Self-Driving Cars’ Spinning-Laser Problem

Progress toward practical autonomous vehicles requires improvements to the sensors that map a vehicle’s environment in 3-D.
March 20, 2017
IMAGE COURTESY OF VELODYNE LIDAR

Many components go into making a vehicle capable of driving itself, but one is proving to be more crucial and contentious than all the rest.

That vital ingredient is the lidar sensor, a device that maps objects in 3-D by bouncing laser beams off its real-world surroundings. Self-driving vehicles being tested by companies such as Alphabet, Uber, and Toyota rely heavily on lidar to locate themselves on the detailed maps they need to get around, and to identify things like pedestrians and other vehicles. The best sensors can see details of a few centimeters at distances of more than 100 meters.

Most companies in the race to commercialize self-driving cars consider lidar essential (Tesla is a rare exception, relying solely on cameras and radar). Radar sensors can’t see much detail, and cameras don’t perform well in conditions with low light or glare. A Tesla vehicle ran into a tractor-trailer last year, killing the car’s driver, after the Autopilot software couldn’t make out the trailer against a bright sky. Ryan Eustice, vice president of autonomous driving at Toyota, recently told me it was an “open question” even whether a less ambitious safety system the company is working on could work without it (see “Toyota Tests Backseat-Driver Software That Could Take Control in Dangerous Moments”).

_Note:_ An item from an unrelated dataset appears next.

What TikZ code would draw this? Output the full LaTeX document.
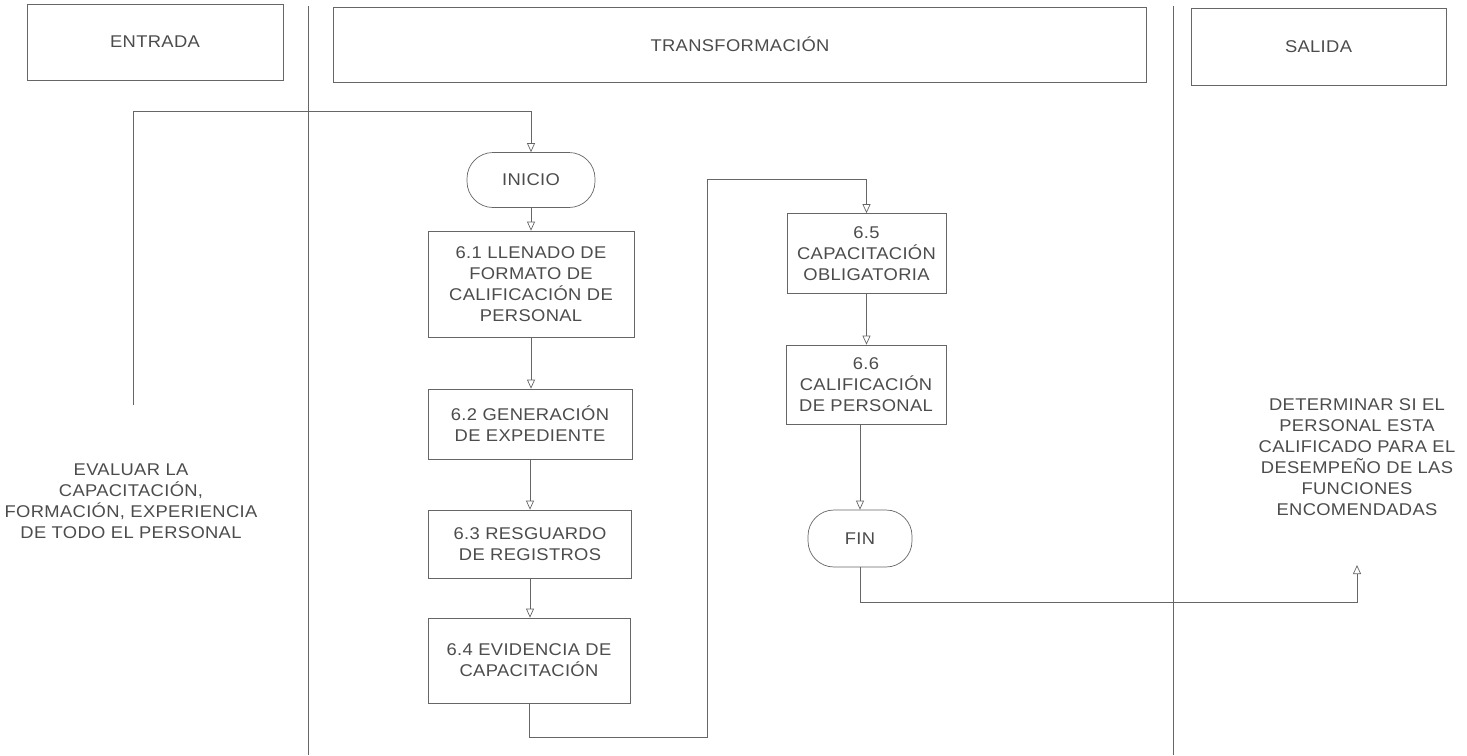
\documentclass[tikz,border=0pt]{standalone}
\usepackage{fontspec}
\setmainfont{Liberation Sans}[FakeStretch=1.08,LetterSpace=2]
\usetikzlibrary{arrows.meta}
\begin{document}
\begin{tikzpicture}[x=1pt,y=-1pt,
  every node/.style={text=black!70, font=\fontsize{17}{21}\selectfont, inner sep=0pt},
  ln/.style={draw=black!60, line width=0.7pt},
  arr/.style={ln, -{Triangle[open,length=9pt,width=8pt]}},
  hdr/.style={ln, draw, rectangle},
  proc/.style={ln, draw, rectangle, align=center},
  term/.style={ln, draw, rectangle, rounded corners=26pt, align=center},
  plain/.style={align=center}]
\useasboundingbox (0,0) rectangle (1467,755);

% headers
\node[hdr, minimum width=256pt, minimum height=76pt] (hent) at (155,42) {ENTRADA};
\node[hdr, minimum width=813pt, minimum height=75pt] (htra) at (740,44.5) {TRANSFORMACIÓN};
\node[hdr, minimum width=255pt, minimum height=77pt] (hsal) at (1318.5,47) {SALIDA};

% lane separators
\coordinate (l1t) at (308,6);
\coordinate (l1b) at (308,755);
\coordinate (l2t) at (1173,6);
\coordinate (l2b) at (1173,755);
\draw[ln] (l1t) -- (l1b);
\draw[ln] (l2t) -- (l2b);

% texts
\node[plain] (ent) at (131,501) {EVALUAR LA\\CAPACITACIÓN,\\FORMACIÓN, EXPERIENCIA\\DE TODO EL PERSONAL};
\node[plain] (sal) at (1357,457) {DETERMINAR SI EL\\PERSONAL ESTA\\CALIFICADO PARA EL\\DESEMPEÑO DE LAS\\FUNCIONES\\ENCOMENDADAS};

% flow nodes
\node[term, minimum width=128pt, minimum height=55pt] (inicio) at (531,180) {INICIO};
\node[proc, minimum width=206pt, minimum height=106pt] (p61) at (531,284) {6.1 LLENADO DE\\FORMATO DE\\CALIFICACIÓN DE\\PERSONAL};
\node[proc, minimum width=204pt, minimum height=70pt] (p62) at (530,424) {6.2 GENERACIÓN\\DE EXPEDIENTE};
\node[proc, minimum width=203pt, minimum height=68pt] (p63) at (530,544) {6.3 RESGUARDO\\DE REGISTROS};
\node[proc, minimum width=202pt, minimum height=85pt] (p64) at (529,660.5) {6.4 EVIDENCIA DE\\CAPACITACIÓN};
\node[proc, minimum width=159pt, minimum height=80pt] (p65) at (866.5,253.5) {6.5\\CAPACITACIÓN\\OBLIGATORIA};
\node[proc, minimum width=160pt, minimum height=79pt] (p66) at (866,384.5) {6.6\\CALIFICACIÓN\\DE PERSONAL};
\node[term, minimum width=104pt, minimum height=57pt] (fin) at (860,538.5) {FIN};

% connectors
\coordinate (ls) at (133,405);
\coordinate (lt) at (133,111);
\draw[arr] (ls) -- (lt) -| (inicio.north);
\draw[arr] (inicio.south) -- (inicio.south |- p61.north);
\draw[arr] (p61.south) -- (p61.south |- p62.north);
\draw[arr] (p62.south) -- (p62.south |- p63.north);
\draw[arr] (p63.south) -- (p63.south |- p64.north);
\coordinate (bb) at (707,737);
\coordinate (bt) at (707,179);
\draw[arr] (p64.south) |- (bb) -- (bt) -| (p65.north);
\draw[arr] (p65.south) -- (p65.south |- p66.north);
\draw[arr] (fin.north |- p66.south) -- (fin.north);
\coordinate (rb) at (1357,602);
\coordinate (rt) at (1357,565);
\draw[arr] (fin.south) |- (rb) -- (rt);
\end{tikzpicture}
\end{document}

But self-driving technology has ramped up so fast that the nascent industry is suffering from a kind of lidar lag. Making and selling lidar sensors was previously a relatively niche business, and the technology doesn’t yet seem mature enough to become a standard component in millions of cars.

One problem is apparent from a casual glance at a prototype car: lidar sensors are bulky. They are why vehicles being tested by Waymo, Alphabet’s self-driving-car unit, are topped by a giant black dome, and Toyota’s and Uber’s sport spinning gadgets the size of a coffee can.

How a car with lidar sees the world.

Lidar sensors are also expensive, costing thousands or even tens of thousands of dollars apiece. Most vehicles in testing have multiple lidars onboard, and despite the relatively small numbers on the road, demand has become a problem. The Information reported last week that lidar manufacturers are struggling to keep up, forcing companies to wait six months for a new sensor.

All that helps explain the lawsuit brought by Waymo against Uber last month. Waymo says it has evidence that one of its top engineers, Anthony Levandowski, stole designs for custom lidar sensors before leaving to start Otto, the self-driving-truck company later acquired by Uber.

When I visited Otto’s garage last year, Lior Ron, another Otto cofounder, told me that Otto built its own sensor because those on the market didn’t have the range or other features needed for its 18-wheelers to pilot themselves safely on the highway. Waymo now says that Otto’s technology was in fact developed by its own team at a cost of tens of millions of dollars, resulting in more useful sensors that cost more than 90 percent less than those of a few years ago.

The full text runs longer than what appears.